→ To do
Copy each line that contains the word "Write".

## Start Data records

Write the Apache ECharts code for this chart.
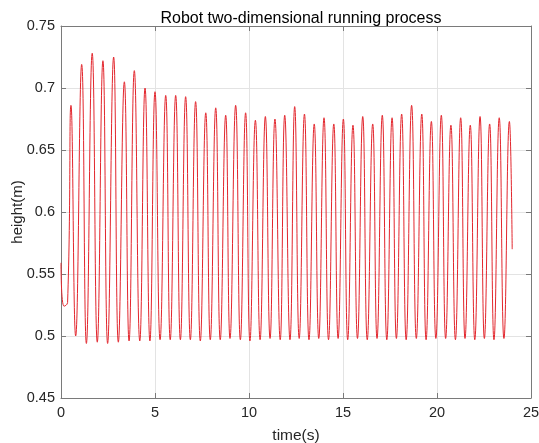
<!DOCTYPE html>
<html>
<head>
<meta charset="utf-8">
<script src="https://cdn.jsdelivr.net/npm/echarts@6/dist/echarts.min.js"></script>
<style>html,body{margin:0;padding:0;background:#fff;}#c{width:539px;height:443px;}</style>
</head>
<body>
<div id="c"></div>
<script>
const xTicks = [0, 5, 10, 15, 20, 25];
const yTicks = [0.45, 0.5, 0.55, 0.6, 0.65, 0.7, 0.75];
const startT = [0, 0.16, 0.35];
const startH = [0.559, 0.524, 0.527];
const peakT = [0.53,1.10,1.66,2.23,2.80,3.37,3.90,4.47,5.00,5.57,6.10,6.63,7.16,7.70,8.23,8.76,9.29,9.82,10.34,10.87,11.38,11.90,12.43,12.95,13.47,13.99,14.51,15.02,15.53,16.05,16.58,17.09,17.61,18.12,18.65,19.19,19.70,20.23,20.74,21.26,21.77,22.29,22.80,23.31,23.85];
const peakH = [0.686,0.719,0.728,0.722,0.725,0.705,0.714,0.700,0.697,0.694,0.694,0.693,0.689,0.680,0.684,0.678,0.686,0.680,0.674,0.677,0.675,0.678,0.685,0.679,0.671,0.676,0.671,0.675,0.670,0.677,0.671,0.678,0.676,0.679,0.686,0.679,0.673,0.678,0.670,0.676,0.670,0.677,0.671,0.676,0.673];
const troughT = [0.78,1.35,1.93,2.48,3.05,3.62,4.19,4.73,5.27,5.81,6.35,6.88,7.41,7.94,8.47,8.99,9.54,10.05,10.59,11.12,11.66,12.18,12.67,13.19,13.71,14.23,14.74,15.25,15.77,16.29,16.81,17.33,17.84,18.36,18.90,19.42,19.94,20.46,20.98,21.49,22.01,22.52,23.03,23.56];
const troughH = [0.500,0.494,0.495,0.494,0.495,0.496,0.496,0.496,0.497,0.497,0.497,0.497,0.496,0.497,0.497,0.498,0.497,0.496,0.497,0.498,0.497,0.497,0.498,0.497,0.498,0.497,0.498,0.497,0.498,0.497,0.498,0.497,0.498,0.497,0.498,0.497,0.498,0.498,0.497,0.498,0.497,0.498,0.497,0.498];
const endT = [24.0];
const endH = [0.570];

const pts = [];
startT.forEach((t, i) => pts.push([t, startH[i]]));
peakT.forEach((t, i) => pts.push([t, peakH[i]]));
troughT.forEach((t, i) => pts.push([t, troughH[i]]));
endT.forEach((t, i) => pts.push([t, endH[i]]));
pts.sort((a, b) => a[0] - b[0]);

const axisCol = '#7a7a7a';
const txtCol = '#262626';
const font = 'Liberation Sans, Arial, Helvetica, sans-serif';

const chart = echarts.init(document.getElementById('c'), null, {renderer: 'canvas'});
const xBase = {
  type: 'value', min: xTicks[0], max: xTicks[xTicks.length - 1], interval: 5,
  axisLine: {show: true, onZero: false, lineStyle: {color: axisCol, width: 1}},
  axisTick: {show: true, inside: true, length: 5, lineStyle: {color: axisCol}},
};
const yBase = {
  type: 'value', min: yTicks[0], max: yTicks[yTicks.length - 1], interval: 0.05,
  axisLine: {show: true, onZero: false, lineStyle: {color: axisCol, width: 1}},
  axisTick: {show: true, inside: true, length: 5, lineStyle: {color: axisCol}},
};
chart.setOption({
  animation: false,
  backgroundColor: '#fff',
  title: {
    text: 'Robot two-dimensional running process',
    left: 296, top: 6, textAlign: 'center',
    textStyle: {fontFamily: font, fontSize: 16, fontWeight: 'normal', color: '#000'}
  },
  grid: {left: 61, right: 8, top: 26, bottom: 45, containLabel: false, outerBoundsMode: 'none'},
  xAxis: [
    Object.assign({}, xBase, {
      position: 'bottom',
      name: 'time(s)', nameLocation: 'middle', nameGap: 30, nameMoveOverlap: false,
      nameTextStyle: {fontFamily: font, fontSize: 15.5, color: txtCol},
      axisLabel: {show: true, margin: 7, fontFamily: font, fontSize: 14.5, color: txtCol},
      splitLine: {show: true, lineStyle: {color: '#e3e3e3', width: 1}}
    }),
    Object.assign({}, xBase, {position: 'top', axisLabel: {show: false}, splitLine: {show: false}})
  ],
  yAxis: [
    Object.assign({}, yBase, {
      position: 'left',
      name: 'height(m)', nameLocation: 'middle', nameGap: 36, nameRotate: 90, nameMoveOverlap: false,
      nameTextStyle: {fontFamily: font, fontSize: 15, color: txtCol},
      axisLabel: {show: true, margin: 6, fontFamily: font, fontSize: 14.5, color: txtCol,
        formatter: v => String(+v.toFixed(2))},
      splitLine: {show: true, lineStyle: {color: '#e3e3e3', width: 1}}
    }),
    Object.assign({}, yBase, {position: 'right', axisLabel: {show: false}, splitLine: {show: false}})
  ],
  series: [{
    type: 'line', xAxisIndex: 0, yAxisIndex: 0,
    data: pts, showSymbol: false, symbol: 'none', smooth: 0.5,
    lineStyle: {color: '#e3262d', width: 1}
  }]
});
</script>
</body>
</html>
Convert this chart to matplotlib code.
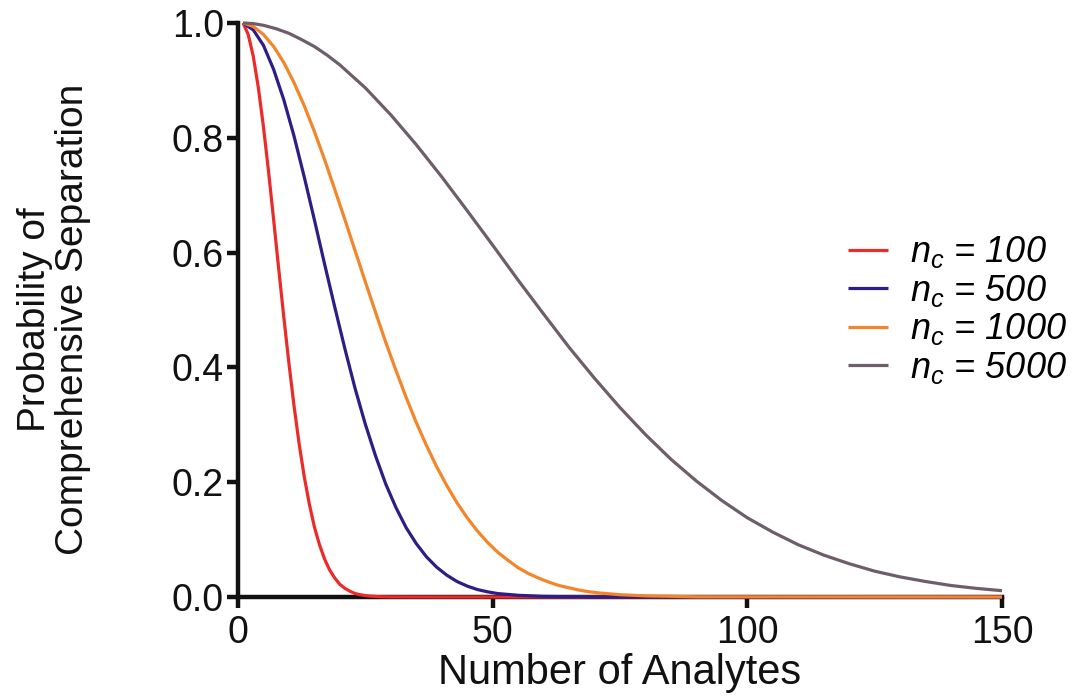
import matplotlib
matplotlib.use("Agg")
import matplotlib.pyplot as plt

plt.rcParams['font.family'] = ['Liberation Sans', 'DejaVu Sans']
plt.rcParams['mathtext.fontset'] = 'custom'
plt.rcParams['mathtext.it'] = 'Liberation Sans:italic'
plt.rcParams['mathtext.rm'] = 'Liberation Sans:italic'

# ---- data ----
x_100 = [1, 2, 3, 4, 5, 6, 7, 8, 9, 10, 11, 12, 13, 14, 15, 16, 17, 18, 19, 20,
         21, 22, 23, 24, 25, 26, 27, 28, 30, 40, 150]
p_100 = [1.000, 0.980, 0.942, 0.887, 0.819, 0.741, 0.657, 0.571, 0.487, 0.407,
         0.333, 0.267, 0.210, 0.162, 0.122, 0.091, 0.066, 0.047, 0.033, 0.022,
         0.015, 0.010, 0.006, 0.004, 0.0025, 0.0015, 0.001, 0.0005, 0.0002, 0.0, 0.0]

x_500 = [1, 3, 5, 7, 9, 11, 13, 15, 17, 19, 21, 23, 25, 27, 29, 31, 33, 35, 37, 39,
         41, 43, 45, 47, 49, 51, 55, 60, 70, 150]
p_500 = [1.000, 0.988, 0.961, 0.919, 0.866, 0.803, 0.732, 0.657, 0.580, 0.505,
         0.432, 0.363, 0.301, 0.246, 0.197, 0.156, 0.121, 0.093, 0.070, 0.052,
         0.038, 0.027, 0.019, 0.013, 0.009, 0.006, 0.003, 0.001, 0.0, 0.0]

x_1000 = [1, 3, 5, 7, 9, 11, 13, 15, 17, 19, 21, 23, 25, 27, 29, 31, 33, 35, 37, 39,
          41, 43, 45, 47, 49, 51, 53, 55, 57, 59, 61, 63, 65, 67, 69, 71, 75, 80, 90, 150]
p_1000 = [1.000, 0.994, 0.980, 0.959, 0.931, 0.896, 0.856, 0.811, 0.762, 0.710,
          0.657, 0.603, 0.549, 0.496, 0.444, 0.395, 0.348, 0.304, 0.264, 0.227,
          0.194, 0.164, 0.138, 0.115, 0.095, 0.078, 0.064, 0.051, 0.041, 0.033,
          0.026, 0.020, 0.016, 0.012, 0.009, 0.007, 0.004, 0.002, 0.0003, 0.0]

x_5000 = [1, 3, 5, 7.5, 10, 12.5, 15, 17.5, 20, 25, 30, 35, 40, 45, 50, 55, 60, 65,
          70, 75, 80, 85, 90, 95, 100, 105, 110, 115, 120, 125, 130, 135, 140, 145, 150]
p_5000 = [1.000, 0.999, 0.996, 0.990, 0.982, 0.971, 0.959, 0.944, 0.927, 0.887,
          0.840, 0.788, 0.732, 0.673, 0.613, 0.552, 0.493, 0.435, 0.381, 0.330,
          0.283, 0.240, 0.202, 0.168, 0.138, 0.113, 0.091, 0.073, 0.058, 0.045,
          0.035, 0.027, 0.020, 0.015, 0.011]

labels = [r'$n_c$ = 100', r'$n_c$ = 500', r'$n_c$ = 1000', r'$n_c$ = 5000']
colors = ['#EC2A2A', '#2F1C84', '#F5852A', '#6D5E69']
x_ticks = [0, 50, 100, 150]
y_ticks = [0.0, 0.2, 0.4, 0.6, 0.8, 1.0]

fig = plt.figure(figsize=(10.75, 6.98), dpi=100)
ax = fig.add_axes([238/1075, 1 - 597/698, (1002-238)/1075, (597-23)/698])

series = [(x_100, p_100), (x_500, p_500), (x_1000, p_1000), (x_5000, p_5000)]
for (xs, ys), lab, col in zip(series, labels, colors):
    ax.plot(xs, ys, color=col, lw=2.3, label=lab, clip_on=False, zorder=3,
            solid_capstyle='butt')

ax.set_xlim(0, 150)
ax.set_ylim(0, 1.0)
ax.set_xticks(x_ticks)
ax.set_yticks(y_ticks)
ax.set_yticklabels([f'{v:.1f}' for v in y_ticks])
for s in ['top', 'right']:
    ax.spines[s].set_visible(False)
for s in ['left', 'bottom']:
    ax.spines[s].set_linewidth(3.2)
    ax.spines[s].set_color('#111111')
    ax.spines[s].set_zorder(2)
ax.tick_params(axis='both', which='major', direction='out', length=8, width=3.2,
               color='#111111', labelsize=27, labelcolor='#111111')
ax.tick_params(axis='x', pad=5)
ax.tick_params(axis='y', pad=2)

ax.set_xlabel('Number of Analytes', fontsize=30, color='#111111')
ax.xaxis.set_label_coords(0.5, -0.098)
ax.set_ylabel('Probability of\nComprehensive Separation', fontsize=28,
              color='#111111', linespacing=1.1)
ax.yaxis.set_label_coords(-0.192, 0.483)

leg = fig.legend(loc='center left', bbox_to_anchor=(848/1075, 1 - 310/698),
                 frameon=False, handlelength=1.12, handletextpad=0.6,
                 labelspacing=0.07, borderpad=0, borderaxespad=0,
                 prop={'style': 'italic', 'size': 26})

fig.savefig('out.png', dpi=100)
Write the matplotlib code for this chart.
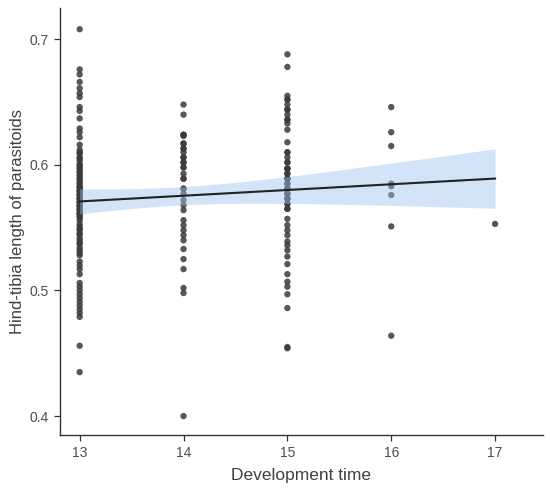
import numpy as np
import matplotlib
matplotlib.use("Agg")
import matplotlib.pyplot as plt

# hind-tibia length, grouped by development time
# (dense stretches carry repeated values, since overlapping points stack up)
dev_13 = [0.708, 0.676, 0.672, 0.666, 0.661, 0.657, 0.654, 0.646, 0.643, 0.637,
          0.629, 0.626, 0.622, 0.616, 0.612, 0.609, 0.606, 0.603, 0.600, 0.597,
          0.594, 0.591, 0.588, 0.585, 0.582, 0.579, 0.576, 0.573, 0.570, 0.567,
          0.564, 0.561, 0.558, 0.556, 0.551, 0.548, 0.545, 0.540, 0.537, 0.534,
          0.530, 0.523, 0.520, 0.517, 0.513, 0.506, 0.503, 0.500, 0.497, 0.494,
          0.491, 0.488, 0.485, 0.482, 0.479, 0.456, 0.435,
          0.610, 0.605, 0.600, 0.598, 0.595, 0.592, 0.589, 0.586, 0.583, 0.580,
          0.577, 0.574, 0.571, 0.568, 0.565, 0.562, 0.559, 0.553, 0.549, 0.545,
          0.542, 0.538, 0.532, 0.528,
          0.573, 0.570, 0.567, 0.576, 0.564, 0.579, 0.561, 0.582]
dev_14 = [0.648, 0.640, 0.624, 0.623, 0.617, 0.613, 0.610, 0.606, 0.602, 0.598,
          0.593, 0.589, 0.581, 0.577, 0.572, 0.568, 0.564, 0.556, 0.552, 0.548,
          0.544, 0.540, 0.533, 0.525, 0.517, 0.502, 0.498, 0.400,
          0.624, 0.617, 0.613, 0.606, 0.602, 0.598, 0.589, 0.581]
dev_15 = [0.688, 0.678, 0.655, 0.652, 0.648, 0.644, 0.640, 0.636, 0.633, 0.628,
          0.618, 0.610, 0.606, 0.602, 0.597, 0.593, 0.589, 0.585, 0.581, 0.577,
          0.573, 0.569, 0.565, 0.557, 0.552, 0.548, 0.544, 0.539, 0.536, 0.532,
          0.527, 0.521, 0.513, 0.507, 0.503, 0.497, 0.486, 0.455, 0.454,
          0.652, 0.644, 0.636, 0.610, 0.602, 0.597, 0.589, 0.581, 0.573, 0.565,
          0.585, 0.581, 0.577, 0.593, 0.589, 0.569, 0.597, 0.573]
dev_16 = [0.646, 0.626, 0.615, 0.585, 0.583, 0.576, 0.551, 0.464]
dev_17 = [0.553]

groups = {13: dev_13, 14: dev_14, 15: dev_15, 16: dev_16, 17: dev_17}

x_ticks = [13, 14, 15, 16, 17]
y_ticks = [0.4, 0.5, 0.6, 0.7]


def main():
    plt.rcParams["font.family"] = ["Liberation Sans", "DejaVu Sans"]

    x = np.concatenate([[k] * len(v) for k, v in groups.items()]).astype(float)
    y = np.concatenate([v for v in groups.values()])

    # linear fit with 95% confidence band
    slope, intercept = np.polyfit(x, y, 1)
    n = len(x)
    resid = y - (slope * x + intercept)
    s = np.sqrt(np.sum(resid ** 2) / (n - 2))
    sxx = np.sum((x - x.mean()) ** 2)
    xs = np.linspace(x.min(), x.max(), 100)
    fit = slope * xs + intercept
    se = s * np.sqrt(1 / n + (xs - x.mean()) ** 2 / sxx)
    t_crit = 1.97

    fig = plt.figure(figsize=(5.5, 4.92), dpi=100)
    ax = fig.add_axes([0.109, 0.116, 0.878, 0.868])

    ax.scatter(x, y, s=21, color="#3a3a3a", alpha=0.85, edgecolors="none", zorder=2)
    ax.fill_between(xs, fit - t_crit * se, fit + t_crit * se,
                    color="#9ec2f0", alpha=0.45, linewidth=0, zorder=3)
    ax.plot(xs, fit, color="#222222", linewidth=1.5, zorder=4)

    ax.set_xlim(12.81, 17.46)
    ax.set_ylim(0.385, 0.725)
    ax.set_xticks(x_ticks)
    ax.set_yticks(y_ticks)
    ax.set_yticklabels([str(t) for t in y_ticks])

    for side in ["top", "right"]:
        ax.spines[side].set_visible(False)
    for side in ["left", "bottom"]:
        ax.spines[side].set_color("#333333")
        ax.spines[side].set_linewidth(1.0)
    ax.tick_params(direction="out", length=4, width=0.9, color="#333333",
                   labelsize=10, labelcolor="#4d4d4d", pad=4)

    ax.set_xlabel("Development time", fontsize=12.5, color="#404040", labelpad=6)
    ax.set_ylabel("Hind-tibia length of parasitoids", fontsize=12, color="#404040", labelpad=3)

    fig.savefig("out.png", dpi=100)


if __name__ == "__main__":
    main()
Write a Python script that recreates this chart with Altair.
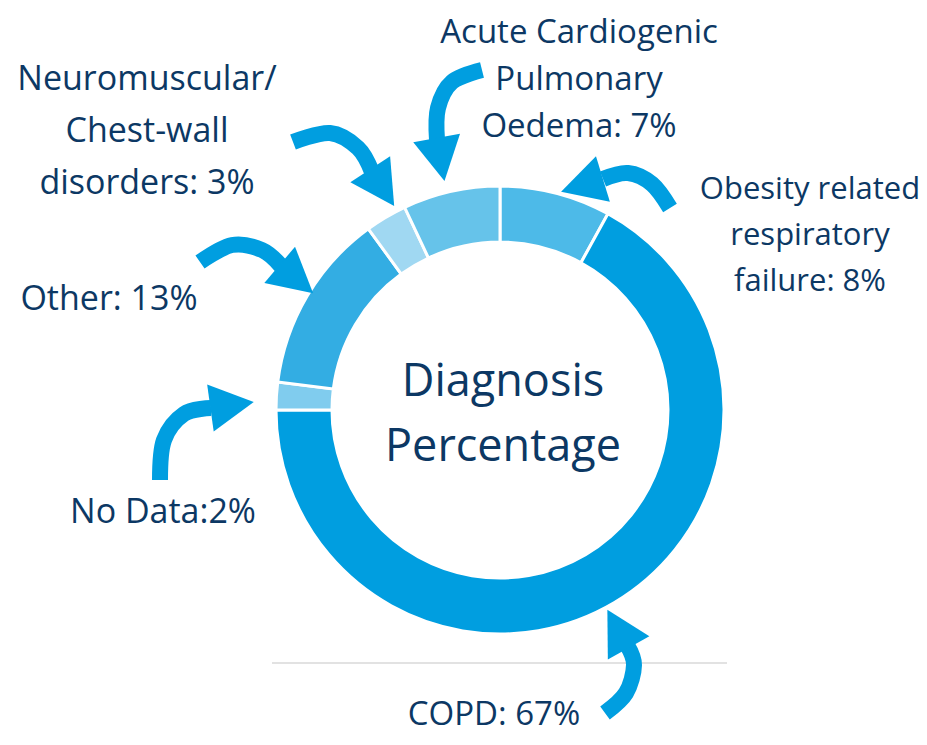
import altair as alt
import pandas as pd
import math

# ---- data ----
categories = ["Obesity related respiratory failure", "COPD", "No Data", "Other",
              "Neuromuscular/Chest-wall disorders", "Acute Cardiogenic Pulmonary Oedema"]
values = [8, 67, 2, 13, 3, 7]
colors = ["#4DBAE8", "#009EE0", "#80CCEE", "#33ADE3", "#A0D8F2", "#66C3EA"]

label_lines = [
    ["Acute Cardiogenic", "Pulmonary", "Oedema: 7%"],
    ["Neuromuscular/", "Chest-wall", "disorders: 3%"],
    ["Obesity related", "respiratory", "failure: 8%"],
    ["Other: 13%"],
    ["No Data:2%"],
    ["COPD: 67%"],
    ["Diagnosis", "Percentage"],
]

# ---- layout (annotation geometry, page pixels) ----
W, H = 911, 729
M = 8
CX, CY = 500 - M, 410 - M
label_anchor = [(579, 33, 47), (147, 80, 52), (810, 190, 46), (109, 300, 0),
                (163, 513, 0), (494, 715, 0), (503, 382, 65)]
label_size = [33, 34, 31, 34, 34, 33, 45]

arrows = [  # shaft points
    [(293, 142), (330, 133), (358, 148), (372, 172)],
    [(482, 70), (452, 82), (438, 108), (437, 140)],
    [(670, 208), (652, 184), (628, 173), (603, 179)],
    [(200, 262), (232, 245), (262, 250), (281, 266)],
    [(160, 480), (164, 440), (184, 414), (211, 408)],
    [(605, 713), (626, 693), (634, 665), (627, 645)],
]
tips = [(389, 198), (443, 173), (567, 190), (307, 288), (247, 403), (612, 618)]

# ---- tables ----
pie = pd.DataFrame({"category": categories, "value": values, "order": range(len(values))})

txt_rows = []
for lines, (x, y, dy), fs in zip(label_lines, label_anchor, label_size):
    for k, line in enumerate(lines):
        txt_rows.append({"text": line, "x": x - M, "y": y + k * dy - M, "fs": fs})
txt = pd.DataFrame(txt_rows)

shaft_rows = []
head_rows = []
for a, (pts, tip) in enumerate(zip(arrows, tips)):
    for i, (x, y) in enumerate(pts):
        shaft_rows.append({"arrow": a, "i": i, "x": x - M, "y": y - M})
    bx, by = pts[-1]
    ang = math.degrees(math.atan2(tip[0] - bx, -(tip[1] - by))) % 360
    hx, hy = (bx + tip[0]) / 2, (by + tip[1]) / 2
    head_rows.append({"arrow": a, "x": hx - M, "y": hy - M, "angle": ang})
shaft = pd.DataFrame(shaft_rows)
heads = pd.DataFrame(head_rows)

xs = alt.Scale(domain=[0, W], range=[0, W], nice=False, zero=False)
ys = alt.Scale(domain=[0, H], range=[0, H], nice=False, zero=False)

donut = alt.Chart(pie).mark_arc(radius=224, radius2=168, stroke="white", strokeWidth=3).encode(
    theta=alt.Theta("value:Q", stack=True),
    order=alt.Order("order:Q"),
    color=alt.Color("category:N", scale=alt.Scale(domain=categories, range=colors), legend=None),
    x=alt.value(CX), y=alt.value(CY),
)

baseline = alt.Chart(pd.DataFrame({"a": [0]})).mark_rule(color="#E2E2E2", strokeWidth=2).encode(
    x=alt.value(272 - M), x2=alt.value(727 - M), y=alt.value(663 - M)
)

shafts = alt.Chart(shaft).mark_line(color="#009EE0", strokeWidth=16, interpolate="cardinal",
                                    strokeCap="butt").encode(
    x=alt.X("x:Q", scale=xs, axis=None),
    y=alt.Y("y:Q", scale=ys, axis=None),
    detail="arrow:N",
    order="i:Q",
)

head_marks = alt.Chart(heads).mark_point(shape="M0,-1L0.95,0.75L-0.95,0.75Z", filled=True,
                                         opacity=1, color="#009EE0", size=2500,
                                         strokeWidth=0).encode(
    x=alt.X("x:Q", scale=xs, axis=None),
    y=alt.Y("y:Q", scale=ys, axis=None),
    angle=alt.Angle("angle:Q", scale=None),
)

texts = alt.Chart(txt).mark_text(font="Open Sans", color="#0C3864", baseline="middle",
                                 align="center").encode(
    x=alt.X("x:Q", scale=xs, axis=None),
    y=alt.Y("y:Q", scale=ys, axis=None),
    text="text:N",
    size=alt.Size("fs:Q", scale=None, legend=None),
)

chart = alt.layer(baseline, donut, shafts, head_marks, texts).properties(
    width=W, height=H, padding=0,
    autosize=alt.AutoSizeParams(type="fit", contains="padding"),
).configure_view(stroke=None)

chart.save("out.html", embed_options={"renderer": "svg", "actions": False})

## End Data records

→ Reply to the exercise
Write the Apache ECharts code for this chart.
Write the matplotlib code for this chart.
Write a Python script that recreates this chart with Altair.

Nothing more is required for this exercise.